Pronto a partecipare all’operazione ci sarebbe anche Wang Jianlin, patron di Wanda, il miliardario più ricco della Cina, già azionista dell’Atletico Madrid e ideatore del progetto di una super Champions mondiale «made in China», allargata a 64 squadre e su invito. È la crema del capitalismo rosso (ad eccezione del fondatore di Alibaba Jack Ma) autorizzato a esportare capitali direttamente dal vertice del partito comunista, ossia dal presidente Xi Jinping. A Pechino gli stessi media di Stato sintetizzano che il «nuovo Mao» ha ordinato di conquistare il club dell’unico leader occidentale che, da presidente del consiglio, non ha mai effettuato una visita ufficiale in Cina. Lo strumento scelto, dopo mesi di trattative sorvegliate con discrezione, è il fondo sovrano, vale a dire la cassaforte del potere rosso.
Rispetto all’operazione Suning-Inter, è un’altra galassia. Nel caso nerazzurro, un imprenditore cinese con sede fiscale a Hong Kong ha scelto di investire in una società che, anche grazie allo sponsor Pirelli, in Asia è già popolare. I rossoneri invece, nonostante l’impegno finanziario dei miliardari più solventi del Paese, da ieri sono di fatto una creatura del partito- Stato, adottata per proiettare l’immagine della Cina nel cuore dell’Europa.

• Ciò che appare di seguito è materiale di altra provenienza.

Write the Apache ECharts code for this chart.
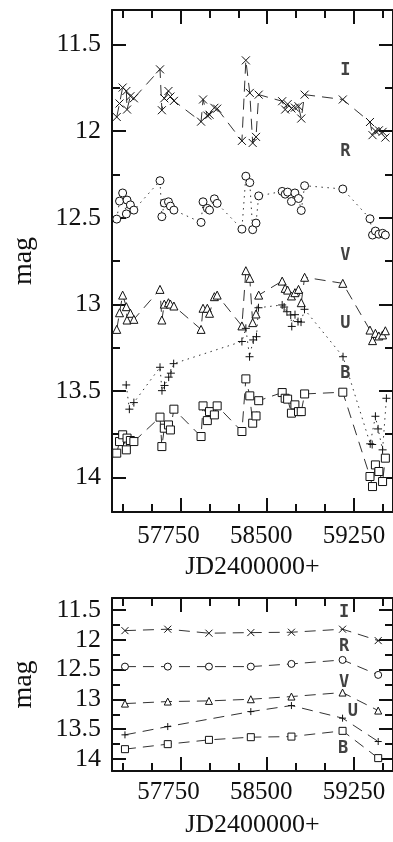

Un investimento, ma prima ancora una missione, ordinata dall’attuale imperatore della Città Proibita: conquistare pezzo per pezzo lo spettacolo che sequestra l’attenzione del pianeta, consegnarlo nelle mani di sponsor cinesi, trasformarlo nel grande show di una Cina occidentalizzata per assicurarsi infine gli eventi come Mondiali e Champions. Die- tro l’operazione, montagne di soldi associate alla scalata verso il potere, in questo caso globale e con Pechino nuovamente al centro del planisfero. Il privato? Pochissimo e di facciata. Anche la finanziaria Haixia è partecipata dallo Stato, il fondo sovrano ne è il portafoglio estero, mentre Sino-Europe Investment, rappresentata dal fiduciario presidenziale Yonghong Li, è il contenitore operativo autorizzato ad esportare i miliardi di yuan dei grandi finanziatori dell’ala vincente del partito, che la propaganda definisce «riformista». Uno schema collaudato: sostegno dagli oligarchi al leader, in cambio di agibilità imprenditoriale interna e non belligeranza nella «guerra alla corruzione» scatenata dallo stesso Xi. Il Milan, con i suoi vecchi successi e i giovani debiti, diventa un pezzo dello Stato cinese in Italia e nella Ue per spostare sempre più a Oriente il baricentro del pallone. Da Berlusconi, via principi rossi, a Xi Jinping: i cinesi, non solo a Milano, da ieri ingaggiano campioni.